··· GIVEN INFORMATION

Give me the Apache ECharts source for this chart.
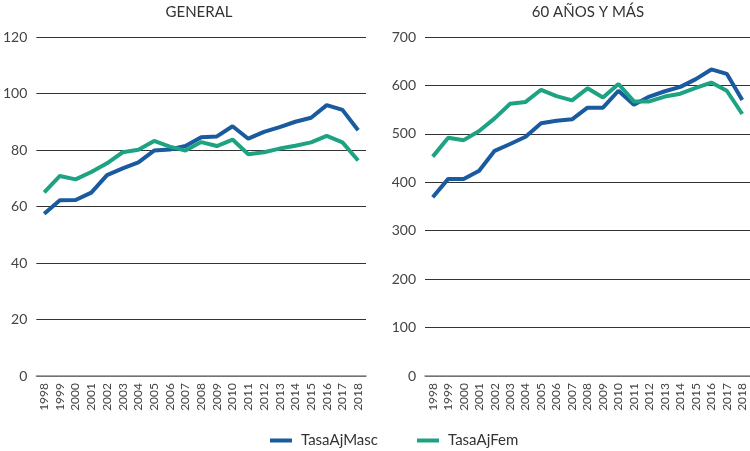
<!DOCTYPE html>
<html>
<head>
<meta charset="utf-8">
<script src="https://cdn.jsdelivr.net/npm/echarts@6/dist/echarts.min.js"></script>
<style>html,body{margin:0;padding:0;background:#fff}#c{width:750px;height:451px}</style>
</head>
<body>
<div id="c"></div>
<script>
const years = ['1998','1999','2000','2001','2002','2003','2004','2005','2006','2007','2008','2009','2010','2011','2012','2013','2014','2015','2016','2017','2018'];
const generalMasc = [57.4,62.2,62.3,64.9,71.1,73.5,75.6,79.8,80.2,81.4,84.5,84.8,88.4,84.0,86.4,88.1,90.0,91.4,95.9,94.2,87.0];
const generalFem = [65.0,70.8,69.6,72.2,75.3,79.2,80.1,83.2,81.2,79.8,82.8,81.4,83.7,78.5,79.2,80.5,81.5,82.7,85.0,82.7,76.3];
const mayoresMasc = [369,407,407,424,465,479,494,522,527,530,554,554,589,560,577,588,597,613,633,624,570];
const mayoresFem = [453,492,487,506,532,562,566,591,578,569,594,575,603,567,567,577,583,595,606,589,541];
const titles = ['GENERAL','60 AÑOS Y MÁS'];
const seriesNames = ['TasaAjMasc','TasaAjFem'];
const colors = ['#1a5a9e','#1ea382'];

const font = 'Lato, "Open Sans", sans-serif';
const chart = echarts.init(document.getElementById('c'), null, {renderer:'canvas'});
function xAxis(idx){
  return {type:'category', gridIndex:idx, data:years, boundaryGap:true,
    axisLine:{show:true, lineStyle:{color:'#888', width:1.5}},
    axisTick:{show:false},
    axisLabel:{rotate:90, interval:0, color:'#444', fontSize:12, fontFamily:font, margin:7}};
}
function yAxis(idx, max, interval){
  return {type:'value', gridIndex:idx, min:0, max:max, interval:interval,
    axisLine:{show:false}, axisTick:{show:false},
    axisLabel:{color:'#444', fontSize:14, fontFamily:font, margin:9},
    splitLine:{lineStyle:{color:'#333', width:1.2}}};
}
function line(name, data, idx, color){
  return {name:name, type:'line', xAxisIndex:idx, yAxisIndex:idx, data:data,
    symbol:'none', lineStyle:{width:4, color:color}, itemStyle:{color:color}, z:3};
}
function titleText(text, x){
  return {type:'text', x:x, y:12, style:{text:text, align:'center', verticalAlign:'middle',
    font:'15px ' + font, fill:'#333'}};
}
chart.setOption({
  animation:false,
  graphic:[titleText(titles[0], 199), titleText(titles[1], 588)],
  grid:[
    {left:31, top:37, width:335, height:339},
    {left:425, top:37, width:325, height:339}
  ],
  xAxis:[xAxis(0), xAxis(1)],
  yAxis:[yAxis(0,120,20), yAxis(1,700,100)],
  legend:{data:seriesNames, top:428, left:265, itemWidth:22, itemHeight:4, itemGap:39,
    icon:'rect', textStyle:{fontFamily:font, fontSize:15, color:'#333', padding:[0,0,0,4]}},
  series:[
    line(seriesNames[0], generalMasc, 0, colors[0]),
    line(seriesNames[1], generalFem, 0, colors[1]),
    line(seriesNames[0], mayoresMasc, 1, colors[0]),
    line(seriesNames[1], mayoresFem, 1, colors[1])
  ]
});
</script>
</body>
</html>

······

EXERCISE => From the first line of the listing above, repeat every line through the one holding "const colors = ['#1a5a9e','#1ea382'];". Both ends count, and pictures stay out.

EXERCISE SOLUTION =>
Give me the Apache ECharts source for this chart.
<!DOCTYPE html>
<html>
<head>
<meta charset="utf-8">
<script src="https://cdn.jsdelivr.net/npm/echarts@6/dist/echarts.min.js"></script>
<style>html,body{margin:0;padding:0;background:#fff}#c{width:750px;height:451px}</style>
</head>
<body>
<div id="c"></div>
<script>
const years = ['1998','1999','2000','2001','2002','2003','2004','2005','2006','2007','2008','2009','2010','2011','2012','2013','2014','2015','2016','2017','2018'];
const generalMasc = [57.4,62.2,62.3,64.9,71.1,73.5,75.6,79.8,80.2,81.4,84.5,84.8,88.4,84.0,86.4,88.1,90.0,91.4,95.9,94.2,87.0];
const generalFem = [65.0,70.8,69.6,72.2,75.3,79.2,80.1,83.2,81.2,79.8,82.8,81.4,83.7,78.5,79.2,80.5,81.5,82.7,85.0,82.7,76.3];
const mayoresMasc = [369,407,407,424,465,479,494,522,527,530,554,554,589,560,577,588,597,613,633,624,570];
const mayoresFem = [453,492,487,506,532,562,566,591,578,569,594,575,603,567,567,577,583,595,606,589,541];
const titles = ['GENERAL','60 AÑOS Y MÁS'];
const seriesNames = ['TasaAjMasc','TasaAjFem'];
const colors = ['#1a5a9e','#1ea382'];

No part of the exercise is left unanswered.